Everything seemed to work except that the power button, the one on top with the headphone jack, suddenly required a lot more pressure to function than it did before. That, and the home button (the round one below the screen) wasn’t flush with the opening like it should be, it was sunken in a little, and the edges of the glass seemed to be detaching from the frame; I was able to push the screen in and out a little, and when I did the screen turned weird colors. As a nervous habit I started pushing on the screen habitually, and pretty soon there was a black dot a little smaller than a dime on the lower right hand corner of the screen. I figured this must be dead pixels from my pushing on the screen. The phone still worked otherwise, so I just shrugged it off.

But the dot got bigger and bigger so I started to think, I’ve done this four times now, I’m getting pretty good at it, I could just buy one more screen and do this right. After a few weeks I did it, I bought a third screen ($35) and made yet another screen transplant. This time everything worked right and though the screen was still not quite flush with the button, it was better than before.
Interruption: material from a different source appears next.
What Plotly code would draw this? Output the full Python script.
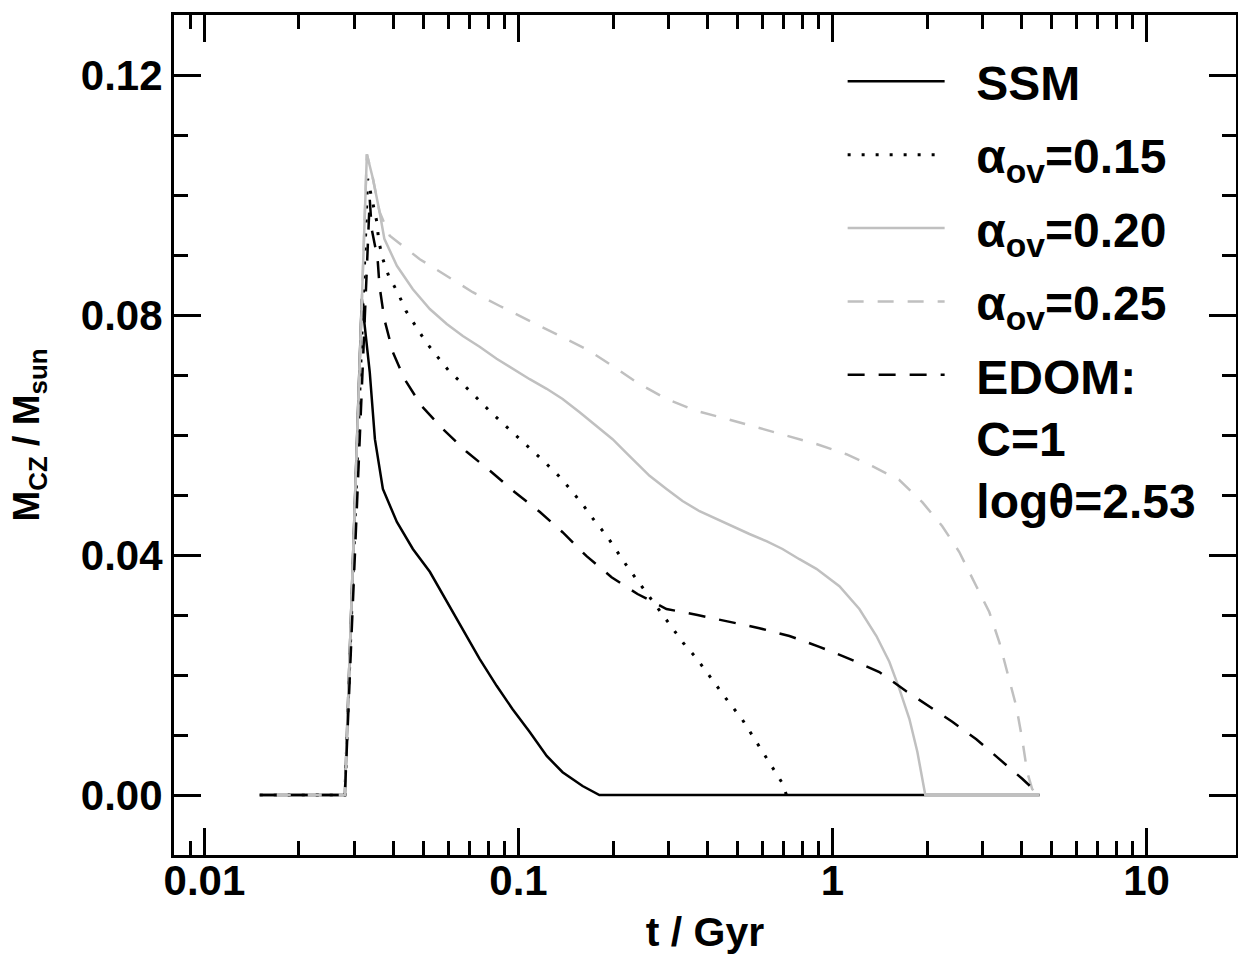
import plotly.graph_objects as go

# ---- data (t in Gyr, M_CZ / M_sun) ----
ssm_t = [0.015, 0.0280, 0.0317, 0.0336, 0.0349, 0.0370, 0.0410, 0.0461, 0.0522, 0.0591,
         0.0665, 0.0752, 0.0852, 0.0958, 0.1086, 0.1230, 0.1382, 0.160, 0.181, 4.57]
ssm_m = [0.0, 0.0, 0.0827, 0.0705, 0.0593, 0.0510, 0.0455, 0.0410, 0.0372, 0.0322,
         0.0277, 0.0227, 0.0182, 0.0143, 0.0105, 0.0065, 0.0038, 0.0015, 0.0, 0.0]

ov15_t = [0.015, 0.0280, 0.0331, 0.0344, 0.0354, 0.0359, 0.0370, 0.0386, 0.0413, 0.0438,
          0.0471, 0.0507, 0.0549, 0.0600, 0.0665, 0.0731, 0.0810, 0.0897, 0.0987, 0.1102,
          0.1211, 0.1342, 0.1477, 0.1612, 0.1747, 0.1909, 0.2053, 0.2225, 0.2412, 0.2634,
          0.2855, 0.3094, 0.3354, 0.3662, 0.3969, 0.4302, 0.4699, 0.5131, 0.5521, 0.5940,
          0.6392, 0.6879, 0.7136]
ov15_m = [0.0, 0.0, 0.1027, 0.0985, 0.0955, 0.0923, 0.0893, 0.0865, 0.0837, 0.0807,
          0.0782, 0.0755, 0.0732, 0.0707, 0.0685, 0.0663, 0.0640, 0.0618, 0.0598, 0.0575,
          0.0555, 0.0532, 0.0507, 0.0482, 0.0457, 0.0432, 0.0407, 0.0380, 0.0355, 0.0328,
          0.0303, 0.0278, 0.0253, 0.0230, 0.0205, 0.0180, 0.0153, 0.0128, 0.0102, 0.0075,
          0.0048, 0.0022, 0.0]

ov20_t = [0.015, 0.0280, 0.0329, 0.0344, 0.0361, 0.0374, 0.0410, 0.0461, 0.0522, 0.0591,
          0.0665, 0.0752, 0.0852, 0.0958, 0.1086, 0.1230, 0.1382, 0.1566, 0.1773, 0.1994,
          0.2225, 0.2615, 0.2961, 0.3330, 0.3772, 0.4272, 0.4803, 0.5439, 0.6161, 0.6930,
          0.7847, 0.8888, 1.052, 1.218, 1.380, 1.517, 1.633, 1.757, 1.863, 1.961, 1.975, 4.57]
ov20_m = [0.0, 0.0, 0.1068, 0.1027, 0.0972, 0.0927, 0.0882, 0.0843, 0.0810, 0.0785,
          0.0765, 0.0747, 0.0727, 0.0710, 0.0693, 0.0677, 0.0660, 0.0638, 0.0615, 0.0593,
          0.0568, 0.0532, 0.0510, 0.0490, 0.0473, 0.0460, 0.0447, 0.0435, 0.0423, 0.0410,
          0.0393, 0.0377, 0.0348, 0.0310, 0.0265, 0.0222, 0.0177, 0.0127, 0.0072, 0.0010, 0.0, 0.0]

ov25_t = [0.015, 0.0280, 0.0329, 0.0344, 0.0361, 0.0389, 0.0485, 0.0591, 0.0715, 0.0872,
          0.1086, 0.1323, 0.1648, 0.1994, 0.2377, 0.2961, 0.3690, 0.4597, 0.5728, 0.7135,
          0.8888, 1.107, 1.339, 1.633, 1.932, 2.237, 2.534, 2.871, 3.157, 3.398,
          3.602, 3.847, 4.020, 4.170, 4.325, 4.50, 4.57]
ov25_m = [0.0, 0.0, 0.1068, 0.1027, 0.0972, 0.0932, 0.0893, 0.0865, 0.0838, 0.0815,
          0.0790, 0.0768, 0.0743, 0.0715, 0.0688, 0.0660, 0.0640, 0.0627, 0.0613, 0.0598,
          0.0585, 0.0568, 0.0548, 0.0525, 0.0488, 0.0448, 0.0405, 0.0348, 0.0305, 0.0255,
          0.0205, 0.0148, 0.0093, 0.0038, 0.0010, 0.0, 0.0]

edom_t = [0.015, 0.0280, 0.0336, 0.0341, 0.0356, 0.0361, 0.0374, 0.0398, 0.0434, 0.0492,
          0.0574, 0.0684, 0.0822, 0.0972, 0.1168, 0.1382, 0.1648, 0.1979, 0.2394, 0.2961,
          0.3716, 0.4697, 0.5853, 0.7293, 0.9085, 1.132, 1.410, 1.718, 2.034, 2.407,
          2.871, 3.398, 4.020, 4.57]
edom_m = [0.0, 0.0, 0.0993, 0.0943, 0.0893, 0.0848, 0.0793, 0.0738, 0.0693, 0.0648,
          0.0610, 0.0572, 0.0538, 0.0505, 0.0472, 0.0438, 0.0398, 0.0363, 0.0335, 0.0310,
          0.0300, 0.0288, 0.0278, 0.0265, 0.0247, 0.0227, 0.0205, 0.0173, 0.0148, 0.0122,
          0.0093, 0.0060, 0.0027, 0.0]

legend_lines = [["SSM"], ["α<sub>ov</sub>=0.15"], ["α<sub>ov</sub>=0.20"],
                ["α<sub>ov</sub>=0.25"], ["EDOM:", "C=1", "logθ=2.53"]]

x_tickvals = [0.01, 0.1, 1, 10]
x_ticktext = ["0.01", "0.1", "1", "10"]
y_tickvals = [0.0, 0.04, 0.08, 0.12]
y_ticktext = ["0.00", "0.04", "0.08", "0.12"]

GRAY = "#c0c0c0"
FONT = "Liberation Sans"
PAD = "\u00a0\u00a0"

series = [
    (ssm_t, ssm_m, dict(color="black", width=2.5)),
    (ov15_t, ov15_m, dict(color="black", width=3, dash="3px,11px")),
    (ov20_t, ov20_m, dict(color=GRAY, width=2.5)),
    (ov25_t, ov25_m, dict(color=GRAY, width=2.5, dash="16px,14px")),
    (edom_t, edom_m, dict(color="black", width=2.5, dash="17px,14px")),
]

fig = go.Figure()
for i, (tt, mm, ln) in enumerate(series):
    name = "<br>".join(PAD + s for s in legend_lines[i])
    fig.add_trace(go.Scatter(x=tt, y=mm, mode="lines", name=name,
                             legendgroup="g%d" % i, line=ln))

axis_common = dict(
    showline=True, linecolor="black", linewidth=3, mirror="ticks",
    ticks="inside", ticklen=27, tickwidth=3, tickcolor="black",
    showgrid=False, zeroline=False, automargin=False,
    tickfont=dict(family=FONT, size=42, color="black", weight="bold"),
)

fig.update_xaxes(type="log", range=[-2.097, 1.285],
                 tickvals=x_tickvals, ticktext=x_ticktext, ticklabelstandoff=-13,
                 minor=dict(ticks="inside", ticklen=14, tickwidth=3, tickcolor="black",
                            dtick="D1", showgrid=False),
                 title=dict(text="t / Gyr", standoff=32,
                            font=dict(family=FONT, size=41, color="black", weight="bold")),
                 **axis_common)
fig.update_yaxes(range=[-0.01, 0.13],
                 tickvals=y_tickvals, ticktext=y_ticktext,
                 minor=dict(ticks="inside", ticklen=14, tickwidth=3, tickcolor="black",
                            dtick=0.01, tick0=0, showgrid=False),
                 title=dict(text="M<sub>CZ</sub> / M<sub>sun</sub>", standoff=30,
                            font=dict(family=FONT, size=37, color="black", weight="bold")),
                 **axis_common)

fig.update_layout(
    width=1238, height=955,
    margin=dict(l=174, r=2, t=15, b=100),
    plot_bgcolor="white", paper_bgcolor="white",
    showlegend=True,
    legend=dict(x=0.6296, y=0.966, xanchor="left", yanchor="top",
                bgcolor="rgba(0,0,0,0)", borderwidth=0,
                font=dict(family=FONT, size=48, color="black", weight="bold"),
                itemwidth=97, valign="top", traceorder="grouped",
                tracegroupgap=8),
)

fig.write_html("out.html", config={"displayModeBar": False},
               post_script="document.body.style.margin='0';")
I declared victory and decided enough was enough.

Maybe a week later, I took my phone out of my pocket and it had a single crack on the screen, from one side to the other, and the back had another crack running from one side to the other. WHAT. THE. FUCK. I guess these aftermarket bootleg replacement screens are made out of Chimp glass instead of Gorilla Glass. With a deep sigh, I decided I can live with it until my contract is up in April — whatever else is wrong with it, at least I didn’t wake up with a U2 album I didnt want on it this morning — and I can get me one of these shiny new iPhone 6s. One of the most appealing things about the new design is it looks like I’ll be far too intimidated to crack the thing open and fix it myself.